University of Michigan stands to lose at least $56.6M from canceled fall sports, officials say
The University of Michigan athletic department could lose $56.6 million if the university is unable to host any athletic events due to the coronavirus pandemic, officials said Tuesday.
And that’s without television and other media revenues factored in.
Officials from the Big Ten and college football leaders have reportedly canceled the fall sports season and will attempt to play in the spring. While there are still many unknowns — like whether other fall sports will be canceled — it would still be a massive blow to Michigan Athletics if they are unable to have any fans in the stands.

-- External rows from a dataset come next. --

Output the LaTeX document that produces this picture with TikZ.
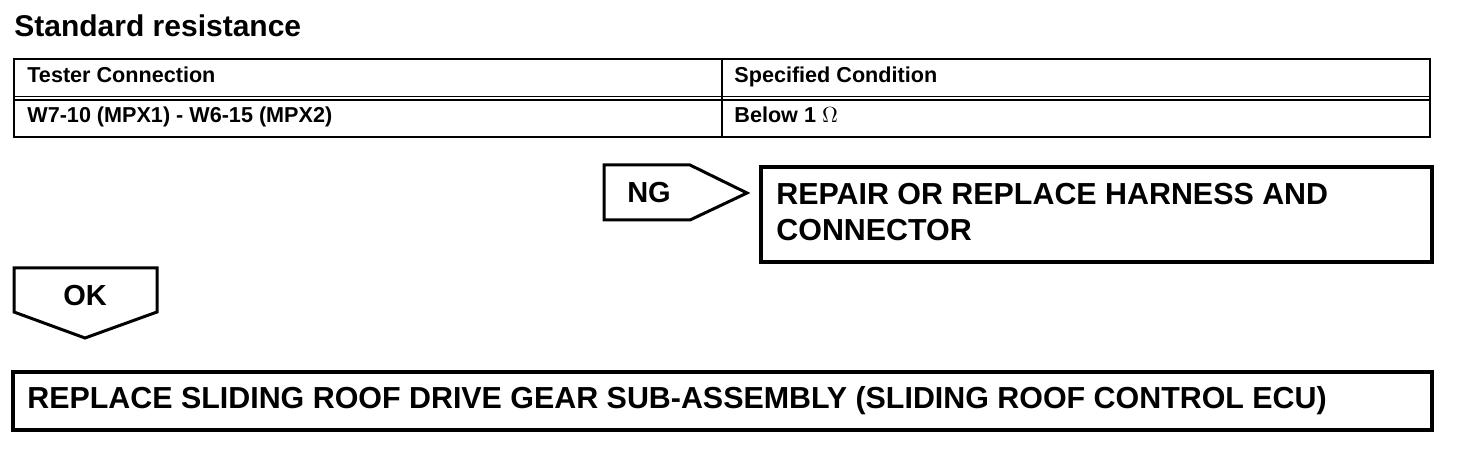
\documentclass[tikz,border=0pt]{standalone}
\usepackage{fontspec}
\setmainfont{Liberation Sans}
\begin{document}
\begin{tikzpicture}
      [x=0.5pt,y=-0.5pt,
       cell/.style={anchor=base west,inner sep=0pt,font=\bfseries\fontsize{10.8}{13}\selectfont},
       big/.style={anchor=base west,inner sep=0pt,font=\bfseries\fontsize{15.2}{18}\selectfont},
       tag/.style={inner sep=0pt,font=\bfseries\fontsize{14.5}{17}\selectfont},
       grid/.style={draw,line width=1pt},
       frame/.style={draw,line width=2pt},
       pointer/.style={draw,line width=1.5pt,line join=miter}]
      \useasboundingbox (0,0) rectangle (1472,454);
      \node[big,font=\bfseries\fontsize{15}{18}\selectfont] (title) at (14,37) {Standard resistance};
      % table
      \draw[grid] (14,59) rectangle (1430,137);
      \draw[grid,line width=0.8pt] (14,96.5) -- (1430,96.5);
      \draw[grid,line width=0.8pt] (14,100) -- (1430,100);
      \draw[grid] (722,59) -- (722,137);
      \node[cell] (hconn) at (27,83) {Tester Connection};
      \node[cell] (hcond) at (734,83) {Specified Condition};
      \node[cell] (rconn) at (27,123) {W7-10 (MPX1) - W6-15 (MPX2)};
      \node[cell] (rcond) at (734,123) {Below 1 $\Omega$};
      % NG branch
      \draw[pointer] (604,165) -- (690,165) -- (747,193) -- (690,220) -- (604,220) -- cycle;
      \node[tag] (ng) at (649,193) {NG};
      \draw[frame] (761,167) rectangle (1432,262);
      \node[big] (repair) at (776,205) {REPAIR OR REPLACE HARNESS AND};
      \node[big] (repairb) at ([yshift=-18pt]repair.base west) {CONNECTOR};
      % OK branch
      \draw[pointer] (14,268) -- (157,268) -- (157,312) -- (85,338) -- (14,312) -- cycle;
      \node[tag] (ok) at (85,296) {OK};
      \draw[frame] (13,372) rectangle (1432,430);
      \node[big] (replace) at (27,408) {REPLACE SLIDING ROOF DRIVE GEAR SUB-ASSEMBLY (SLIDING ROOF CONTROL ECU)};
    \end{tikzpicture}
\end{document}
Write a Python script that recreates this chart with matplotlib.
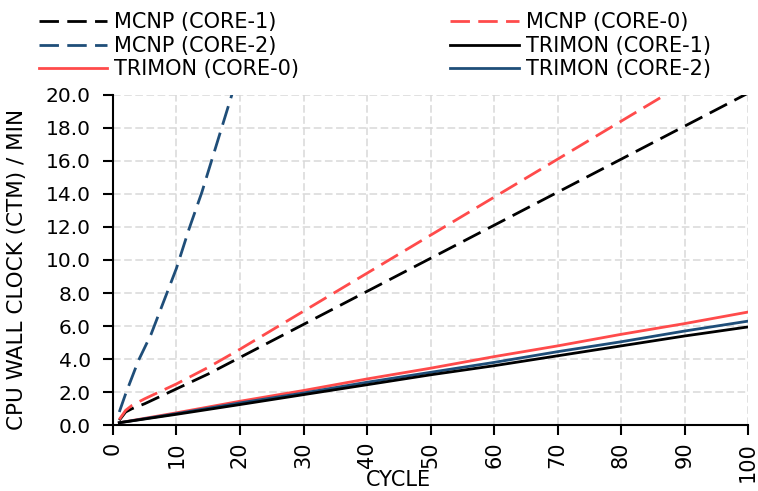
import matplotlib
matplotlib.use("Agg")
import matplotlib.pyplot as plt
from matplotlib.lines import Line2D

# cycles and CPU wall clock values (min)
cycles = [1, 2, 3, 5, 10, 15, 20, 30, 40, 50, 60, 70, 80, 90, 100]
mcnp_core1 = [0.3, 0.8, 1.0, 1.3, 2.2, 3.1, 4.1, 6.1, 8.1, 10.1, 12.1, 14.1, 16.1, 18.1, 20.1]
mcnp_core0 = [0.35, 0.9, 1.2, 1.6, 2.5, 3.5, 4.6, 6.9, 9.2, 11.5, 13.8, 16.1, 18.4, 20.7, 23.0]

cycles_core2 = [1, 2, 4, 6, 8, 10, 12, 14, 16, 18, 20]
mcnp_core2 = [0.8, 1.9, 3.9, 5.5, 7.5, 9.5, 11.9, 14.1, 16.6, 19.1, 21.6]

cycles_trimon = [1, 10, 20, 30, 40, 50, 60, 70, 80, 90, 100]
trimon_core0 = [0.15, 0.75, 1.45, 2.1, 2.8, 3.45, 4.15, 4.8, 5.5, 6.15, 6.85]
trimon_core1 = [0.15, 0.66, 1.25, 1.85, 2.45, 3.05, 3.6, 4.2, 4.8, 5.4, 5.95]
trimon_core2 = [0.15, 0.7, 1.35, 1.95, 2.6, 3.2, 3.8, 4.45, 5.05, 5.7, 6.3]

x_ticks = list(range(0, 101, 10))
y_ticks = [0, 2, 4, 6, 8, 10, 12, 14, 16, 18, 20]

RED = "#ff4b4b"
BLUE = "#1f4e79"
BLACK = "#000000"
DASH = (7, 3)
LW = 2.0

fig = plt.figure(figsize=(7.58, 4.91), dpi=100)
ax = fig.add_axes([0.149, 0.134, 0.838, 0.673])

ax.plot(cycles, mcnp_core1, color=BLACK, lw=LW, dashes=DASH)
ax.plot(cycles, mcnp_core0, color=RED, lw=LW, dashes=DASH)
ax.plot(cycles_core2, mcnp_core2, color=BLUE, lw=LW, dashes=DASH)
ax.plot(cycles_trimon, trimon_core0, color=RED, lw=LW)
ax.plot(cycles_trimon, trimon_core2, color=BLUE, lw=LW)
ax.plot(cycles_trimon, trimon_core1, color=BLACK, lw=LW)

ax.set_xlim(0, 100)
ax.set_ylim(0, 20)
ax.set_xticks(x_ticks)
ax.set_yticks(y_ticks)
ax.set_yticklabels([f"{v:.1f}" for v in y_ticks], fontsize=14.5)
ax.set_xticklabels([str(v) for v in x_ticks], fontsize=15, rotation=90)

ax.grid(True, color="#d9d9d9", lw=1.1, linestyle=(0, (5, 2.3)))
ax.set_axisbelow(True)
for side in ("top", "right"):
    ax.spines[side].set_visible(False)
for side in ("left", "bottom"):
    ax.spines[side].set_linewidth(1.5)
ax.tick_params(axis="both", direction="out", length=7, width=1.5)
ax.tick_params(axis="x", pad=5)
ax.tick_params(axis="y", pad=9)

ax.set_xlabel("CYCLE", fontsize=15)
ax.xaxis.set_label_coords(0.45, -0.135)
ax.set_ylabel("CPU WALL CLOCK (CTM) / MIN", fontsize=15.5)
ax.yaxis.set_label_coords(-0.135, 0.47)


def handle(color, dashed):
    if dashed:
        return Line2D([], [], color=color, lw=LW, dashes=DASH)
    return Line2D([], [], color=color, lw=LW)


legend_kw = dict(frameon=False, fontsize=15, handlelength=3.3, handletextpad=0.33,
                 labelspacing=0.17, borderpad=0, borderaxespad=0, loc="upper left")

leg1 = fig.legend([handle(BLACK, True), handle(BLUE, True), handle(RED, False)],
                  ["MCNP (CORE-1)", "MCNP (CORE-2)", "TRIMON (CORE-0)"],
                  bbox_to_anchor=(0.051, 0.975), **legend_kw)
leg2 = fig.legend([handle(RED, True), handle(BLACK, False), handle(BLUE, False)],
                  ["MCNP (CORE-0)", "TRIMON (CORE-1)", "TRIMON (CORE-2)"],
                  bbox_to_anchor=(0.594, 0.975), **legend_kw)

fig.savefig("out.png", dpi=100)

“In our last fiscal year, spectator admissions to athletic events totaled $56.6 million. That could theoretically go to zero without us hosting any events,” said associate athletic director Kurt Svoboda.
Svoboda was not able to provide how much revenue is made from spectator admissions at football games, but he said the $56.6 million could be more or less depending on what season ticket holders and donors choose to do with their existing tickets. Athletic Director Warde Manuel emailed fans Thursday and asked fans who previously paid for football tickets and a personal seat license to convert those payments to a tax-deductible gift to help the department navigate “an unparalleled level of financial uncertainty.”
Manuel presented a department budget proposal at a June 25 Board of Regents meeting that called for a $26.1 million deficit next year, impacted by an anticipated drop of more than $50 million in operating revenue from 2019-20.